HACKER Q&A
📣 tacone

Shouldn't we start ti syntax highlight natural language?


We skim over walls and walls of text every day. Why not use syntax coloring to give more visual clues to the reader?

Would it be a positive thing? How would you do that? Would any dark pattern emerge?


  👤 PaulHoule Accepted Answer ✓
Personal Information Protection systems can highlight things that are likely to be person's names or credit card numbers.

You could color statements that have been approved by the board (w/ metadata) or parts where it seemed the writer was angry, or something lewd/indecent, or written in Dutch, etc.

You can't put "parts of speech" tags on all words and show it to people because the whole Chomsky/Pinker approach to linguistics is a failure in terms of engineering computer systems that understand text.

A typical English sentence has thousands of valid parses according to that framework; the "most likely parse" could be wrong more than half the time. "Squad Helps Dog Bite Victim" is a good joke, but it's not funny when it happens to you, putting the wrong coloring on a sentence like that makes you look like a dork, makes the reader lose empathy with you.

For a long time (1970s) there have been "magic magic marker" methods such as hidden markov model and conditional random fields. The modern neural methods are even better than the old methods.

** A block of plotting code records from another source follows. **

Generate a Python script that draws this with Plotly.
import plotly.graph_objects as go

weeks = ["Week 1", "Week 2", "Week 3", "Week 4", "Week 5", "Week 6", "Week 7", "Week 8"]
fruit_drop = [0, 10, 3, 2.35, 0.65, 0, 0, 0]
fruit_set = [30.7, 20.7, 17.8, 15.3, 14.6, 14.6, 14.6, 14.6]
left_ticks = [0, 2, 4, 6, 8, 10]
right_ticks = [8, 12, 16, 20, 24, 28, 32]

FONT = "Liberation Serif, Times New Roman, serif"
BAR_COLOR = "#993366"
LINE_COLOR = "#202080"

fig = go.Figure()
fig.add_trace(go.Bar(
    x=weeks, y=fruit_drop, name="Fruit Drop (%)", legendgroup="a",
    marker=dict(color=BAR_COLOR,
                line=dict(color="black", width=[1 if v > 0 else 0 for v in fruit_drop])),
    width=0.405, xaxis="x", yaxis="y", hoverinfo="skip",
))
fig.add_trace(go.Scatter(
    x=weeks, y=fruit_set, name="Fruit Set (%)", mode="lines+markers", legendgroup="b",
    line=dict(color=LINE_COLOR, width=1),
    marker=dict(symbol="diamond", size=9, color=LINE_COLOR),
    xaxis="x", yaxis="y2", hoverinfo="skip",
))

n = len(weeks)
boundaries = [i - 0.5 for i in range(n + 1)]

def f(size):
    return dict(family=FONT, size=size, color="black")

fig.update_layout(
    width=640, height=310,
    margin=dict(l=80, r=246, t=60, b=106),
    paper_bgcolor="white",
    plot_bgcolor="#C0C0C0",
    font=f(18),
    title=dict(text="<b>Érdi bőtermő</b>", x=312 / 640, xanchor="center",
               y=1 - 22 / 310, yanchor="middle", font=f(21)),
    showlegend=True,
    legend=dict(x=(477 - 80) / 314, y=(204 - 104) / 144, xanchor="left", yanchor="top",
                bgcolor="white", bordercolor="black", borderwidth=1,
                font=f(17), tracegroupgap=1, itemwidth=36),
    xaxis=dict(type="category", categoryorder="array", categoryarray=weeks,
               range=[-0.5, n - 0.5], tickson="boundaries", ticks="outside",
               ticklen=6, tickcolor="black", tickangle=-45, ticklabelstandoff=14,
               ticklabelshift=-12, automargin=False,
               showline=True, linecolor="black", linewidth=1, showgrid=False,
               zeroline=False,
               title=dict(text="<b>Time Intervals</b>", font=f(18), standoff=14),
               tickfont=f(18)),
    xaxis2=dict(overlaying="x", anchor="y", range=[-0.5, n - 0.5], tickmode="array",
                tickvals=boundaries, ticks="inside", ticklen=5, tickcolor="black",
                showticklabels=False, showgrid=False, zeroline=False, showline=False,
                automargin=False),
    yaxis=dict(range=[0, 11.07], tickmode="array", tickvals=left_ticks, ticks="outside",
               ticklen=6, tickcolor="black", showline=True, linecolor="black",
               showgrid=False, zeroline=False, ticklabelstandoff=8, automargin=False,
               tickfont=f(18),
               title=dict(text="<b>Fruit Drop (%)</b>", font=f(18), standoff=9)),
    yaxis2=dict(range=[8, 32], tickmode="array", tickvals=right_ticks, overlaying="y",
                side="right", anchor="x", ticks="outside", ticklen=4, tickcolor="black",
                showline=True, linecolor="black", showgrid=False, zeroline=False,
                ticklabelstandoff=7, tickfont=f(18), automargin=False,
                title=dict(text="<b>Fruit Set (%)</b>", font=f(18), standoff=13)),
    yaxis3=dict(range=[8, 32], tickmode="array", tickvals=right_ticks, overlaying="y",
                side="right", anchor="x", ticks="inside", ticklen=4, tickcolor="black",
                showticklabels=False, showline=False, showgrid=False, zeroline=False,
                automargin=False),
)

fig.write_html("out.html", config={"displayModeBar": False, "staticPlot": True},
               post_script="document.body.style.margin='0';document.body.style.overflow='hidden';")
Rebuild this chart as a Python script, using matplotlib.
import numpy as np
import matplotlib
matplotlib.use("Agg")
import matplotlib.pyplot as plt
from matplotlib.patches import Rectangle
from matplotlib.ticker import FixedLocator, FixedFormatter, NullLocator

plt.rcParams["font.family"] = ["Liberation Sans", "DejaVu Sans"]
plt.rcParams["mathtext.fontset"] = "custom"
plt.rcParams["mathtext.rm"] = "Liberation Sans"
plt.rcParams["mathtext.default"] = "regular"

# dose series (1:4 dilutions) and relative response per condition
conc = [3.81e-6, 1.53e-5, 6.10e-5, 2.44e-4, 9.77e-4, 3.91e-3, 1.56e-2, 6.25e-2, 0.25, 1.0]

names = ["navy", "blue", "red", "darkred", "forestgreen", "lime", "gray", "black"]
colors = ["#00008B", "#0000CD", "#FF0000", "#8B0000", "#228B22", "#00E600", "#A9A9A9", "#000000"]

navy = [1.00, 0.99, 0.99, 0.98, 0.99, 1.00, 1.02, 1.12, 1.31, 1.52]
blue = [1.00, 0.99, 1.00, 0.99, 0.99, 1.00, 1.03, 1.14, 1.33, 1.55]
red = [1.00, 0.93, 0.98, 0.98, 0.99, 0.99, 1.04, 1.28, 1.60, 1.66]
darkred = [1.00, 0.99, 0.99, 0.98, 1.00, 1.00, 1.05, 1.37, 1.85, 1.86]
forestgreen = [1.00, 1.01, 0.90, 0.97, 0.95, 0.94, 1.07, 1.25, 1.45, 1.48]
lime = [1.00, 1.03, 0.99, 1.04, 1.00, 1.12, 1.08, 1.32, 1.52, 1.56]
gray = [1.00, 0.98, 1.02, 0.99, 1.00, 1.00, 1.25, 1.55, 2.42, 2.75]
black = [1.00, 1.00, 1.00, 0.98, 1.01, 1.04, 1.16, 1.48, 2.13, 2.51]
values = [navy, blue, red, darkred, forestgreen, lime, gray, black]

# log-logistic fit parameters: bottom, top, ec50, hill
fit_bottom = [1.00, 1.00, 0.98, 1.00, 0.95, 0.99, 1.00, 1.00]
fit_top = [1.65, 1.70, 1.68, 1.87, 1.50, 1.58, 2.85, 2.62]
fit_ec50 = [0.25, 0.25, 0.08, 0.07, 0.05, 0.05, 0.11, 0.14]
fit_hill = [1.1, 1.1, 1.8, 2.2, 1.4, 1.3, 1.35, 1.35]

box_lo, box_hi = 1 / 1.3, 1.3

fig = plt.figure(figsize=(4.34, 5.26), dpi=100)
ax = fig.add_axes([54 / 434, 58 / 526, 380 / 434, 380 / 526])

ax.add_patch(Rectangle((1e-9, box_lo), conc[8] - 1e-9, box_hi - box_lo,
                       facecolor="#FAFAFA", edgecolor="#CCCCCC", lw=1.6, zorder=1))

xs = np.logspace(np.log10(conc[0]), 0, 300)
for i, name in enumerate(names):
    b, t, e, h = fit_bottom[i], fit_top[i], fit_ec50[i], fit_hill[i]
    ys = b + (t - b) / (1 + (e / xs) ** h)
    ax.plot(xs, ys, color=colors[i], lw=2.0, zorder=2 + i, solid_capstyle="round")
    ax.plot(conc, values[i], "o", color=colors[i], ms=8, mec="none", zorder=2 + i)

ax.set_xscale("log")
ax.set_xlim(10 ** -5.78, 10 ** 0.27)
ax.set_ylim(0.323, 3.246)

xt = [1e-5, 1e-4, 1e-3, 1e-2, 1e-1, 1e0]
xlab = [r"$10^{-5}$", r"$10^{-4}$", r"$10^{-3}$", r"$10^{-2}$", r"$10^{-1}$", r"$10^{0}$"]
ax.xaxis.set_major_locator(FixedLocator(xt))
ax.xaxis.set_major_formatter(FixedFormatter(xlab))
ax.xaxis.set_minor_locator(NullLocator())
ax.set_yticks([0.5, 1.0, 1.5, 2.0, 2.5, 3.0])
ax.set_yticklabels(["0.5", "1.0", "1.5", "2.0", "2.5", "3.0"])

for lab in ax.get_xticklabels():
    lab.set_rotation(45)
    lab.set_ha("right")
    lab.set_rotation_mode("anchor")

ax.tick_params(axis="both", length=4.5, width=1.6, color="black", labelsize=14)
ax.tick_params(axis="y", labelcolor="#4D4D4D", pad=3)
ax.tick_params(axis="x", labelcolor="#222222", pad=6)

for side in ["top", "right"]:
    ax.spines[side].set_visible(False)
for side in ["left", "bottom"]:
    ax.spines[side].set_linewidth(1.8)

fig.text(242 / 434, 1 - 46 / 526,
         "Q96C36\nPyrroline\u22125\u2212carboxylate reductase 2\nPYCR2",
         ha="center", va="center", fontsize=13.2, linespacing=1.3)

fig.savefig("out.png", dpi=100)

If you have a realistic goal and the faith and determination to mark up 20,000 or so sentences you can train a model of that sort to mark up text the way you do that people might accept -- having the training set is more essential than having the latest algorithm


👤 mrspeaker
Ha ha, you'd get a squiggly line under that "ti" in your title!

I messed around with the idea of a "syntax highlighter for writers" a long time ago. https://www.mrspeaker.net/2012/03/24/syntax-highlighting-for... - Grammar highlighting didn't seem that interesting in the end though. Here's a "demo" of it: https://www.mrspeaker.net/dev/syntx/

Maybe smarter highlighting would be more useful.


👤 ktpsns
We do semantic highlighting, it is called "markup", such as italic, bold or underlined text. This idea is much older then syntax highlighting and I would guess it's where computer language highlighting originates from.

👤 muzani
Sarcasm would be nice, but I don't think that's possible.

One thing I'd like to see is the 'pillar' of the text highlighted. People often write a paragraph, page, or chapter around one proposition or argument. Whatever search engines do, it's working, but it's not used here.

Kindle does it well by informing you of commonly highlighted text.


👤 codingdave
What problem are you trying to solve? This question sounds like a solution looking for a problem... but if there is some specific problem with reading that you are trying to correct, could you let us know what that problem is?